Bugs item #1908443, was opened at 2008-03-05 19:01
Message generated for change (Comment added) made by jenglish
You can respond by visiting:
https://sourceforge.net/tracker/?func=detail&atid=112997&aid=1908443&group_id=12997Please note that this message will contain a full copy of the comment thread,
including the initial issue submission, for this request,
not just the latest update.
Category: 99. Other
Group: obsolete: 8.5.1
>Status: Closed
>Resolution: Fixed
Priority: 5
Private: No
Submitted By: Joe English (jenglish)
Assigned to: Joe English (jenglish)
Summary: Composed characters in UTF-8 locale
Initial Comment:
Observed on Debian Sarge after installing UTF-8 locales: ISO8859-1 characters entered with compose key sequences end up wrong.
Setup: xmodmap -e 'keysym Super_L = Multi_key Super_L'
(this makes the Windows key into a Compose key).
export LC_ALL=en_US.UTF-8
export XMODIFIERS=@im=local
Run wish; verify that [encoding system] is utf-8
Press e.g., <Compose> <c> <comma>.
This should turn into (c-cedilla, \UE7). Instead, it shows up as \UFFE7.
I think I've narrowed this down to sometime between 8.4.12 and 8.4.13. Problem appears to be in Tcl, not Tk.
This looks like improper sign extension.
----------------------------------------------------------------------
>Comment By: Joe English (jenglish)
Date: 2008-07-04 12:19
Message:
Logged In: YES
user_id=68433
Originator: YES
Backported tclEncoding.c fix to core-8-4 and core-8-5 branches. Closing.
----------------------------------------------------------------------
Comment By: Joe English (jenglish)
Date: 2008-06-10 18:31
Message:
Logged In: YES
user_id=68433
Originator: YES
Patch#1986818 committed to Tk CVS HEAD and core-8-5 branch, which should
fix the underlying problem.
Patch to generic/tclEncoding.c committed to Tcl CVS HEAD; will backport if
nobody's compiler complains (gcc does not; I suspect MSVC might want
another unnecessary cast or three).
----------------------------------------------------------------------
Comment By: Konstantin Khomoutov (flatworm)
Date: 2008-06-07 07:21
Message:
Logged In: YES
user_id=1350198
Originator: NO
See also 1967075 -- may be they're related.
----------------------------------------------------------------------
Comment By: Joe English (jenglish)
Date: 2008-06-06 12:56
Message:
Logged In: YES
user_id=68433
Originator: YES
Proposed fix: Patch#1986818
----------------------------------------------------------------------
Comment By: Joe English (jenglish)
Date: 2008-03-05 20:16
Message:
Logged In: YES
user_id=68433
Originator: YES
Sorry, correction to initial report: test was run with LC_ALL=en_US.
Setting LC_ALL=en_US.UTF-8 yields different results, possibly correct.)
----------------------------------------------------------------------
Comment By: Joe English (jenglish)
Date: 2008-03-05 20:10
Message:
Logged In: YES
user_id=68433
Originator: YES
Quoth TFM: "The XmbLookupString and XwcLookupString functions return text
in the encoding of the locale bound to the input method of the specified
input context."
It appears that Xlib is using a different set of heuristics to determine
the encoding of a locale than Tcl (and glibc) does.
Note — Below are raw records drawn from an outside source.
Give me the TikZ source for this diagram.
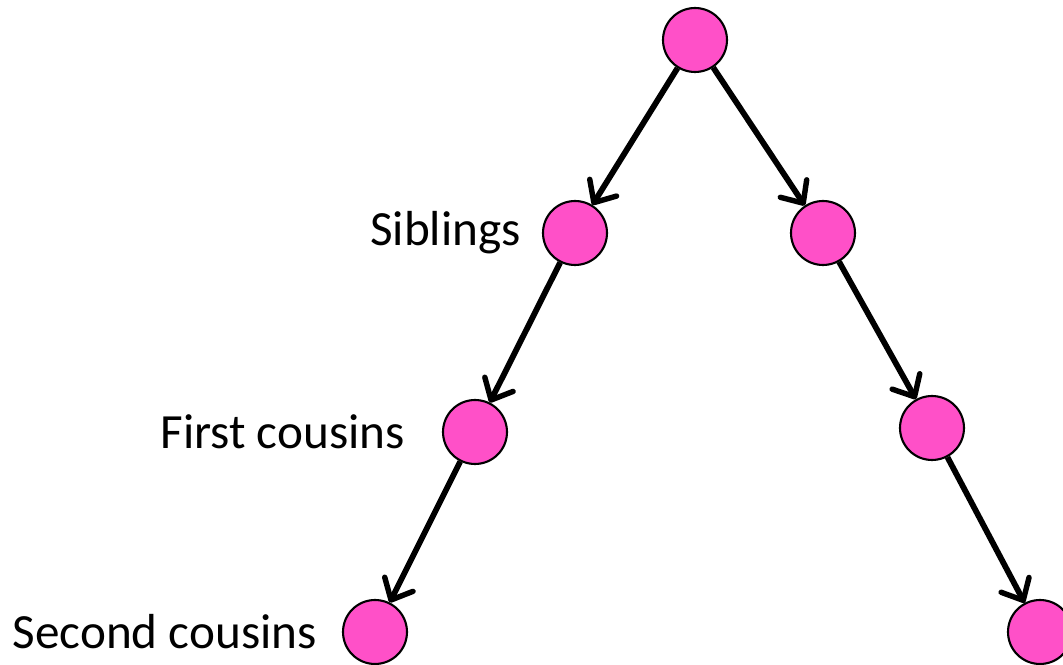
\documentclass[tikz,border=0pt]{standalone}
\usepackage{fontspec}
\setmainfont{Carlito}
\usetikzlibrary{positioning,arrows.meta}

\definecolor{person}{RGB}{255,80,200}

\tikzset{
  member/.style={circle, draw, line width=1.2pt, fill=person, minimum size=1.28cm, inner sep=0pt},
  tag/.style={font=\fontsize{28}{31}\selectfont},
  descent/.style={-{Straight Barb[length=10pt,width=18pt,line width=3.1pt,round]}, line width=3.3pt},
}

\begin{document}
\begin{tikzpicture}[x=0.02cm, y=-0.02cm]

            \useasboundingbox (0,0) rectangle (1063,665);

            \node[member] (root) at (695,40) {};
            \node[member] (left1) at (575,233) {};
            \node[member] (left2) at (475,432) {};
            \node[member] (left3) at (375,632) {};
            \node[member] (right1) at (823,233) {};
            \node[member] (right2) at (932,428) {};
            \node[member] (right3) at (1040,632) {};

            \node[tag, left=0.3cm of left1] (sib) {Siblings};
            \node[tag, left=0.62cm of left2] (first) {First cousins};
            \node[tag, left=0.38cm of left3] (second) {Second cousins};

            \draw[descent] (root) -- (left1);
            \draw[descent] (left1) -- (left2);
            \draw[descent] (left2) -- (left3);
            \draw[descent] (root) -- (right1);
            \draw[descent] (right1) -- (right2);
            \draw[descent] (right2) -- (right3);

        \end{tikzpicture}
\end{document}
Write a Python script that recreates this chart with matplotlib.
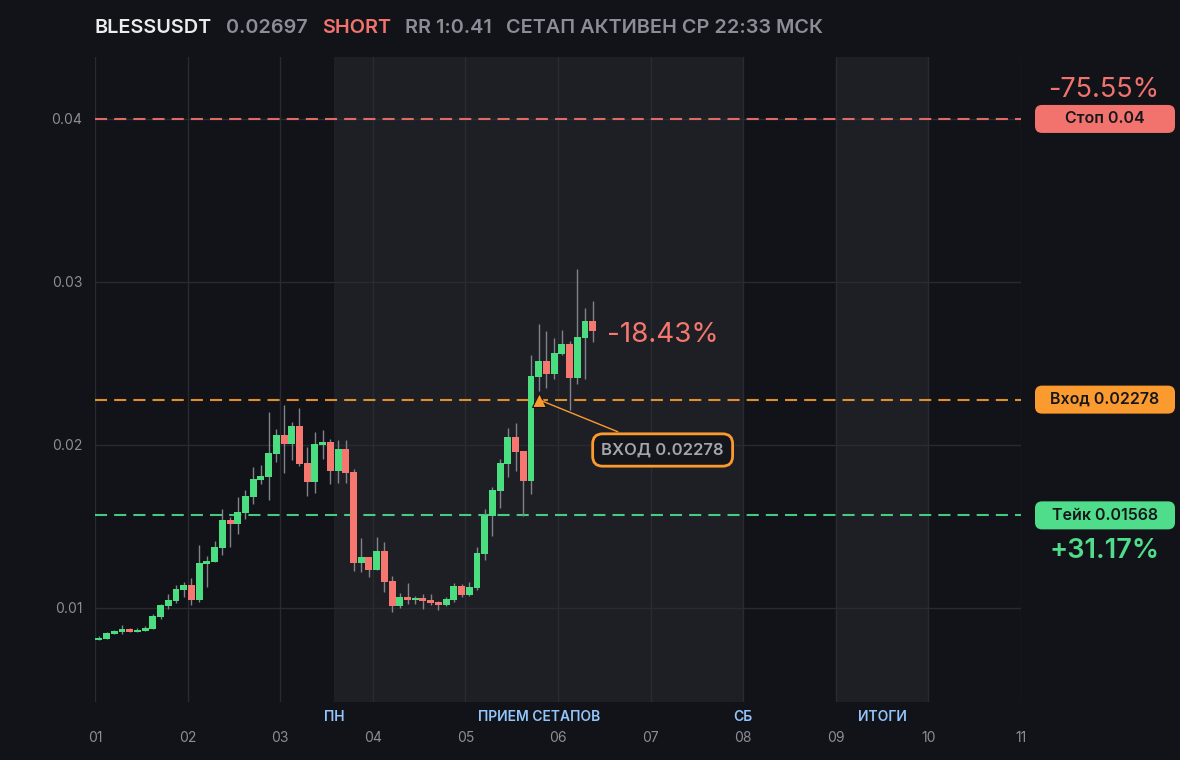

Xlib apparently uses
the table in /usr/lib/X11/locale/locale.alias, while Tcl uses nl_langinfo.
----------------------------------------------------------------------
Comment By: Joe English (jenglish)
Date: 2008-03-05 19:48
Message:
Logged In: YES
user_id=68433
Originator: YES
This is one of the nasty surprises in C89: when casting a (signed) char to
an unsigned short, it gets widened to a signed short first, then converted
to an unsigned short. Sign extension happens in the first step.
Changing the line from:
ch = (Tcl_UniChar) *src;
to
ch = (unsigned char) *src;
prevents sign extension and makes things behave as expected. (You don't
need to say "(Tcl_UniChar)(unsigned char)*src", since the usual integral
promotions apply. MSVC might complain though.)
This masks the problem, but does not fix it: the real problem is that
UtfToUtfProc is getting called in the first place.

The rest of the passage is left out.